Red list restrictions for travellers from high risk countries may be disruptive and inconvenient but they are a crucial public health protection measure.
Quarantine
- A state, period, or place of isolation in which people or animals that may have been exposed to infectious disease are placed
- Origin: Late 15th Century (in sense "place where Jesus fasted for forty days")... The modern sense is from Italian quarantina "forty days", from quaranta "forty"
Source: Lexico.com
The good thing about our connected world, however, is that information also travels with ease.
In the hospital in February 2020 we were getting minute-by-minute updates from our medical colleagues in China, Italy and Spain, who were sharing the latest glimmers of evidence about risk factors and treatments via WhatsApp groups and social media. That speed of knowledge mobilisation saved countless lives.
Recently, my Bradford colleague Dr Dinesh Saralaya and his classmates from medical school in India have been helping one another by sharing what they've been able to find out about best practice since the start of the pandemic.
"We are sharing information about what has worked - Dexamethadone, the early use of C-pap [non-invasive ventilation with oxygen] and proning, for example," says Dinesh.
"Some of the drugs they're using there - Remdesivir and plasma treatment, for example - are hardly used here as they haven't proved effective in trials."
In the early 1990s my wife Helen and I were working in a rural hospital in Southern Africa when we noticed a rapid rise of HIV-related infections.
In the age before the internet, knowledge was a precious commodity that moved slower than the tortoises wandering through the Lubombo bush. Our observation of rising rates of HIV-related TB in 1991 required a letter written on an ancient typewriter, posted by aerogram and eventually published months later as a letter in the British Medical Journal.

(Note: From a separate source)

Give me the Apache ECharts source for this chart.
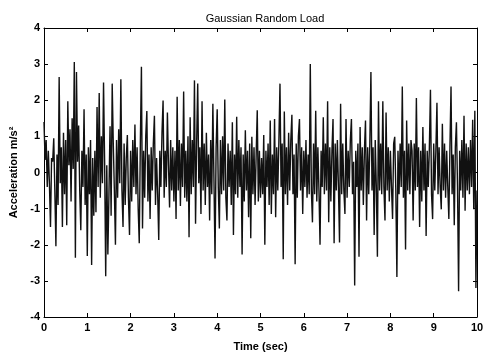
<!DOCTYPE html>
<html>
<head>
<meta charset="utf-8">
<script src="https://cdn.jsdelivr.net/npm/echarts@6/dist/echarts.min.js"></script>
<style>html,body{margin:0;padding:0;background:#fff}#c{width:491px;height:357px}</style>
</head>
<body>
<div id="c"></div>
<script>
const title = "Gaussian Random Load";
const xLabel = "Time (sec)";
const yLabel = "Acceleration m/s\u00B2";
const timeStep = 0.025; // seconds between samples
const accel = [
 1.40, 0.35, 0.90,-0.40,   0.60,-0.30,-1.51, 0.40,   0.30, 0.95,-0.50,-2.04,   0.50,-0.90, 2.64,-0.30,
 0.70,-1.51, 1.10,-0.60,   0.90,-1.46, 1.97, 0.20,   1.20,-0.80, 1.50, 0.10,   3.06,-2.36, 2.78, 0.30,
 1.30,-0.50,-1.60, 0.60,  -0.40, 1.75,-0.90, 0.50,  -2.31, 0.70,-0.60, 0.90,  -2.56, 0.40,-1.20, 0.60,
-1.10, 1.81,-0.40, 2.20,  -0.70, 1.00,-0.30, 2.49,   0.30,-2.87, 0.20,-2.27,  -0.60, 1.28,-1.20, 2.46,
 0.80,-0.50,-2.00, 0.90,  -0.70, 1.20,-0.30, 2.58,  -0.50,-1.51, 0.80,-0.90,   0.40, 1.04,-0.70,-1.73,
 0.60,-0.80, 0.90,-0.40,   1.33,-0.60, 0.70,-1.00,  -1.96, 0.80, 2.93,-1.55,   0.60,-0.70, 1.00, 1.70,
-0.80, 0.50,-1.29, 0.70,  -0.50, 0.80, 1.57,-0.90,   0.40,-0.60,-1.87, 0.60,  -0.40, 1.10, 1.99,-0.70,
 0.60,-0.40, 1.66, 0.20,  -0.97, 0.90,-0.50, 0.70,  -0.80, 0.60,-1.29, 2.10,  -0.50, 0.90,-0.93, 0.80,
-0.40, 2.24,-0.70, 0.60,  -0.80, 1.00,-1.79, 1.53,  -0.60, 0.90,-0.40, 2.55,  -1.42, 0.80, 2.46,-0.30,
 0.70,-1.15, 1.97,-0.50,   0.80,-0.90, 1.10,-0.40,   0.50,-1.33, 0.90,-0.60,   1.90,-0.20,-2.38, 0.70,
 1.75,-0.40,-1.55, 0.90,  -0.60, 1.00,-0.50, 2.02,  -0.70,-1.33, 0.80,-0.40,   0.60,-0.90, 1.39,-1.73,
 0.50,-0.60, 1.54,-0.70,   0.90,-0.40, 0.70,-2.27,   0.50,-0.80, 1.17,-0.50,   0.60,-1.24, 0.80,-1.82,
 0.99,-0.60, 0.70,-0.90,   0.50, 1.72,-0.80, 0.60,  -0.70, 0.40,-0.60, 1.04,  -2.00, 0.60,-0.40, 0.80,
-0.90, 1.44,-1.15, 0.50,  -0.60, 1.48,-1.24, 0.70,  -0.50, 0.90, 2.46,-0.40,   0.80,-2.40, 1.69,-0.60,
 0.70,-0.90, 1.10,-0.50,   0.90, 1.60,-0.60, 0.50,  -2.54, 0.80,-0.70, 1.00,   1.48,-0.50, 0.70,-1.15,
 0.60,-0.40, 0.90,-0.70,   0.50,-0.60, 3.00,-0.50,  -1.38, 0.80,-0.60, 1.71,  -0.80, 0.70,-0.50,-2.00,
 0.60,-0.40, 1.53,-0.60,   0.80,-0.50, 1.97,-1.38,   0.70,-0.80, 0.60, 1.48,  -1.96, 0.80,-0.50, 0.90,
-0.40,-1.94, 1.90,-0.60,   0.80,-0.50,-1.15, 1.48,  -0.70, 0.60,-0.40, 0.90,   1.48,-0.60, 0.30,-3.13,
 0.60,-0.40, 0.80,-2.33,   1.26,-0.50, 0.70,-0.90,   0.60, 1.44,-1.33, 0.70,  -0.60, 0.80, 2.78,-0.50,
 0.70,-1.73, 0.90,-0.40,  -2.33, 1.97,-0.50, 0.80,  -0.60, 1.97,-0.40,-1.33,   1.66,-0.50, 0.70,-0.80,
 0.60,-0.40,-1.29, 0.80,   0.99,-0.50,-2.89, 0.60,  -0.60, 0.80,-0.40, 2.38,  -0.70, 0.60,-2.13, 1.44,
-0.50, 0.80,-0.60, 0.90,   0.60,-1.33, 0.80,-0.50,   2.06,-0.40, 0.70,-1.51,   0.60,-0.80, 1.26,-0.50,
 0.80,-1.76, 0.60,-0.40,   0.70, 2.29,-0.60,-1.29,   0.80,-0.50, 0.60, 1.93,  -0.60, 0.70,-0.40,-1.02,
 1.35,-0.50, 0.80,-0.70,   0.60,-0.40,-1.29, 0.70,   2.38,-0.60, 0.50,-1.46,   0.70, 1.39,-0.40,-3.29,
 0.60,-0.50, 0.90,-0.70,   1.57,-1.06, 0.80,-0.50,   0.70,-0.60, 0.90,-0.40,   1.46,-1.02, 1.71,-3.20,
-0.50
];
const xTicks = [0,1,2,3,4,5,6,7,8,9,10];
const yTicks = [-4,-3,-2,-1,0,1,2,3,4];

const data = accel.map((v, i) => [+(i * timeStep).toFixed(3), v]);
const font = "'Liberation Sans', Arial, sans-serif";
const axisCommon = {
  axisLine: { show: true, onZero: false, lineStyle: { color: '#000', width: 1 } },
  axisTick: { show: true, inside: true, length: 4, lineStyle: { color: '#000' } },
  splitLine: { show: false }
};
const chart = echarts.init(document.getElementById('c'), null, { renderer: 'canvas' });
chart.setOption({
  animation: false,
  backgroundColor: '#fff',
  title: {
    text: title, left: 260, top: 8, textAlign: 'center',
    textStyle: { fontFamily: font, fontSize: 11, fontWeight: 'normal', color: '#000' }
  },
  grid: { left: 44, right: 14, top: 28, bottom: 31, containLabel: false },
  xAxis: [
    Object.assign({
      type: 'value', min: xTicks[0], max: xTicks[xTicks.length - 1], interval: 1,
      name: xLabel, nameLocation: 'middle', nameGap: 24,
      nameTextStyle: { fontFamily: font, fontSize: 11, fontWeight: 'bold', color: '#000' },
      axisLabel: { fontFamily: font, fontSize: 11, fontWeight: 'bold', color: '#000', margin: 5 }
    }, axisCommon),
    Object.assign({
      type: 'value', position: 'top', min: xTicks[0], max: xTicks[xTicks.length - 1], interval: 1,
      axisLabel: { show: false }
    }, axisCommon)
  ],
  yAxis: [
    Object.assign({
      type: 'value', min: yTicks[0], max: yTicks[yTicks.length - 1], interval: 1,
      name: yLabel, nameLocation: 'middle', nameGap: 19, nameRotate: 90,
      nameTextStyle: { fontFamily: font, fontSize: 11, fontWeight: 'bold', color: '#000' },
      axisLabel: { fontFamily: font, fontSize: 11, fontWeight: 'bold', color: '#000', margin: 4 }
    }, axisCommon),
    Object.assign({
      type: 'value', position: 'right', min: yTicks[0], max: yTicks[yTicks.length - 1], interval: 1,
      axisLabel: { show: false }
    }, axisCommon)
  ],
  series: [{
    type: 'line', data: data, showSymbol: false, symbol: 'none',
    lineStyle: { color: '#111', width: 1.4 }, xAxisIndex: 0, yAxisIndex: 0
  }]
});
</script>
</body>
</html>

There is a long-standing frustration from political leaders about how slowly innovation spreads in the NHS; a good idea in Bradford is rarely adopted in Bristol (and vice-versa). There is a whole field of "implementation science", with its own bespoke journals, dedicated to how we can overcome our natural, curmudgeonly instinct to ignore ideas that are not invented here. But the pandemic has demonstrated that in a crisis we are very good at rapid adoption and spread.